Raw data —
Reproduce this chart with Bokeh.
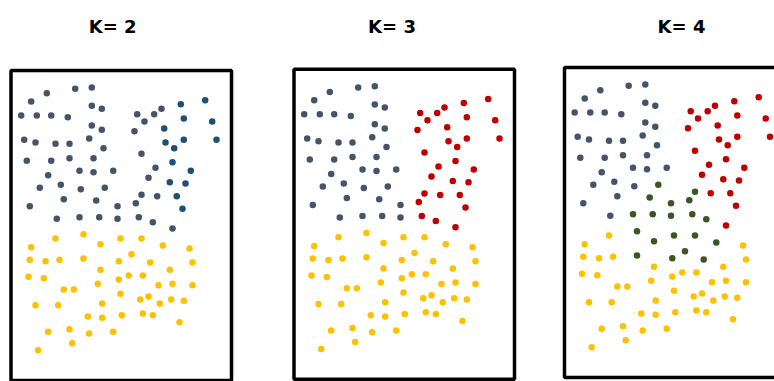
from bokeh.plotting import figure
from bokeh.layouts import row
from bokeh.models import Range1d, BoxAnnotation, Label, ColumnDataSource
from bokeh.embed import file_html
from bokeh.resources import INLINE

# ---------------- data (same points in every panel) ----------------
left_x = [35.8, 64.2, 80.8, 20.2, 80.8, 90.8, 10.2, 25.8, 40.2, 56.8,
          80.8, 90.8, 13.2, 24.5, 44.5, 58.5, 78.2, 92.5, 15.8, 40.2,
          58.5, 82.5, 68.5, 82.5, 102.2, 37.2, 28.8, 49.8, 69.8, 93.8,
          52.8, 85.2, 18.8, 106.5, 45.8, 68.5, 88.2, 106.5]
left_y = [287.3, 291.7, 293, 279, 274.7, 271.7, 265, 265, 265, 263.3,
          255, 250.7, 240.7, 238, 236.7, 236.7, 242, 232.3, 219.7, 219.7,
          222.3, 222.3, 209.7, 208.3, 209.7, 205.3, 192.7, 195.7, 191.3, 192.7,
          181.3, 180, 174.3, 174.3, 161.7, 163.3, 163.3, 161.7]

right_x = [126.2, 143.2, 150.5, 133.5, 123.5, 130.5, 144.5, 137.5, 130.5, 146.2,
           124.8, 127.8, 141.8, 161.5]
right_y = [266.3, 266.3, 271.7, 259, 249.3, 226.7, 212.7, 202.7, 185.7, 184.3,
           177.3, 163.3, 158.3, 152]

far_x = [169.8, 194.2, 172.8, 201.2, 153.2, 154.5, 172.8, 205.5, 163.2, 161.5,
         179.8, 158.8, 174.5, 165.8, 171.5]
far_y = [276.3, 280.3, 262, 259, 252, 238, 240.7, 240.7, 232.3, 218.3,
         209.7, 198.3, 197, 184.3, 171.7]

low_x = [44.5, 72.5, 20.2, 89.5, 109.5, 130.5, 151.8, 178.5, 18.8, 34.5,
         48.5, 72.5, 107.8, 120.5, 139.2, 181.5, 17.5, 32.8, 89.5, 107.8,
         117.8, 131.8, 158.8, 86.8, 147.5, 161.5, 181.5, 52.8, 62.8, 109.5,
         129.2, 137.5, 148.8, 160.2, 172.8, 24.5, 47.2, 91.2, 76.8, 91.2,
         110.8, 131.8, 141.8, 168.5, 37.2, 58.5, 78.2, 102.2, 61.2, 27.2]
low_y = [142, 146.3, 133.3, 136.3, 142, 142, 135, 132, 120.7, 119.3,
         120.7, 122, 119.3, 126.3, 118, 118, 103.7, 102.3, 110.7, 101,
         105, 105, 110.7, 96.7, 95.3, 96.7, 95.3, 91, 91, 86.7,
         81, 84, 77, 81, 79.7, 75.3, 75.3, 77, 64, 62.7,
         65.3, 67, 65.3, 58.3, 48.7, 51.3, 47, 48.7, 37.3, 30.3]

# cluster codes per panel (S slate, B blue, R red, Y gold, G green)
k2_codes = ("SSSSSSSSSS SSSSSSSSSS SSSSSSSSSS SSSSSSSS"
            " SSSSSSSSSS SSSS"
            " BBBBBBBBBB BBBBB"
            " YYYYYYYYYY YYYYYYYYYY YYYYYYYYYY YYYYYYYYYY YYYYYYYYYY")
k3_codes = ("SSSSSSSSSS SSSSSSSSSS SSSSSSSSSS SSSSSSSS"
            " RRRRRRRRRR RRRR"
            " RRRRRRRRRR RRRRR"
            " YYYYYYYYYY YYYYYYYYYY YYYYYYYYYY YYYYYYYYYY YYYYYYYYYY")
k4_codes = ("SSSSSSSSSS SSSSSSSSSS SSSSSSSSSG SGSGSGGG"
            " RRRRRRRRGR GGGR"
            " RRRRRRRRRR RRRRR"
            " YGYGGGGYYY YGGGGYYYYY YYYYYYYYYY YYYYYYYYYY YYYYYYYYYY")

titles = ["K= 2", "K= 3", "K= 4"]
codes = [k2_codes, k3_codes, k4_codes]

palette = {"S": "#44546A", "B": "#1F4E79", "R": "#C00000",
           "Y": "#FFC000", "G": "#385723"}

xs = left_x + right_x + far_x + low_x
ys = left_y + right_y + far_y + low_y

# ---------------- layout ----------------
HEIGHT = 381
widths = [262, 277, 235]
x_ranges = [(-10.5, 251.5), (-31.5, 245.5), (-25.0, 210.0)]
y_ranges = [(-1.0, 380.0), (-2.3, 378.7), (-4.0, 377.0)]
title_pos = [(101.7, 354.0), (98.0, 352.7), (117.0, 351.0)]
box_edges = dict(left=0, right=220.5, bottom=0, top=310)

figs = []
for i, t in enumerate(titles):
    lab = list(codes[i].replace(" ", ""))
    assert len(lab) == len(xs)
    src = ColumnDataSource(dict(x=xs, y=ys, c=[palette[k] for k in lab]))
    p = figure(width=widths[i], height=HEIGHT, output_backend="svg",
               toolbar_location=None, x_axis_type=None, y_axis_type=None,
               x_range=Range1d(*x_ranges[i]), y_range=Range1d(*y_ranges[i]),
               min_border=0, title=None)
    p.outline_line_color = None
    p.background_fill_color = "white"
    p.border_fill_color = "white"
    p.grid.visible = False
    p.scatter("x", "y", source=src, size=6.5, fill_color="c", line_color=None)
    p.add_layout(BoxAnnotation(fill_color=None, line_color="black",
                               line_alpha=1.0, line_width=3.5, **box_edges))
    tx, ty = title_pos[i]
    p.add_layout(Label(x=tx, y=ty, text=t, text_align="center",
                       text_baseline="alphabetic", text_font="DejaVu Sans",
                       text_font_style="bold", text_font_size="18px",
                       text_color="black"))
    figs.append(p)

layout = row(*figs)
open("out.html", "w").write(file_html(layout, INLINE))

Exercise — With all pictures left out, please transcribe exactly the lines from the start of the material through the line with "65.3, 67, 65.3, 58.3, 48.7, 51.3, 47, 48.7, 37.3, 30.3]".

Correct answer —
Reproduce this chart with Bokeh.
from bokeh.plotting import figure
from bokeh.layouts import row
from bokeh.models import Range1d, BoxAnnotation, Label, ColumnDataSource
from bokeh.embed import file_html
from bokeh.resources import INLINE

# ---------------- data (same points in every panel) ----------------
left_x = [35.8, 64.2, 80.8, 20.2, 80.8, 90.8, 10.2, 25.8, 40.2, 56.8,
          80.8, 90.8, 13.2, 24.5, 44.5, 58.5, 78.2, 92.5, 15.8, 40.2,
          58.5, 82.5, 68.5, 82.5, 102.2, 37.2, 28.8, 49.8, 69.8, 93.8,
          52.8, 85.2, 18.8, 106.5, 45.8, 68.5, 88.2, 106.5]
left_y = [287.3, 291.7, 293, 279, 274.7, 271.7, 265, 265, 265, 263.3,
          255, 250.7, 240.7, 238, 236.7, 236.7, 242, 232.3, 219.7, 219.7,
          222.3, 222.3, 209.7, 208.3, 209.7, 205.3, 192.7, 195.7, 191.3, 192.7,
          181.3, 180, 174.3, 174.3, 161.7, 163.3, 163.3, 161.7]

right_x = [126.2, 143.2, 150.5, 133.5, 123.5, 130.5, 144.5, 137.5, 130.5, 146.2,
           124.8, 127.8, 141.8, 161.5]
right_y = [266.3, 266.3, 271.7, 259, 249.3, 226.7, 212.7, 202.7, 185.7, 184.3,
           177.3, 163.3, 158.3, 152]

far_x = [169.8, 194.2, 172.8, 201.2, 153.2, 154.5, 172.8, 205.5, 163.2, 161.5,
         179.8, 158.8, 174.5, 165.8, 171.5]
far_y = [276.3, 280.3, 262, 259, 252, 238, 240.7, 240.7, 232.3, 218.3,
         209.7, 198.3, 197, 184.3, 171.7]

low_x = [44.5, 72.5, 20.2, 89.5, 109.5, 130.5, 151.8, 178.5, 18.8, 34.5,
         48.5, 72.5, 107.8, 120.5, 139.2, 181.5, 17.5, 32.8, 89.5, 107.8,
         117.8, 131.8, 158.8, 86.8, 147.5, 161.5, 181.5, 52.8, 62.8, 109.5,
         129.2, 137.5, 148.8, 160.2, 172.8, 24.5, 47.2, 91.2, 76.8, 91.2,
         110.8, 131.8, 141.8, 168.5, 37.2, 58.5, 78.2, 102.2, 61.2, 27.2]
low_y = [142, 146.3, 133.3, 136.3, 142, 142, 135, 132, 120.7, 119.3,
         120.7, 122, 119.3, 126.3, 118, 118, 103.7, 102.3, 110.7, 101,
         105, 105, 110.7, 96.7, 95.3, 96.7, 95.3, 91, 91, 86.7,
         81, 84, 77, 81, 79.7, 75.3, 75.3, 77, 64, 62.7,
         65.3, 67, 65.3, 58.3, 48.7, 51.3, 47, 48.7, 37.3, 30.3]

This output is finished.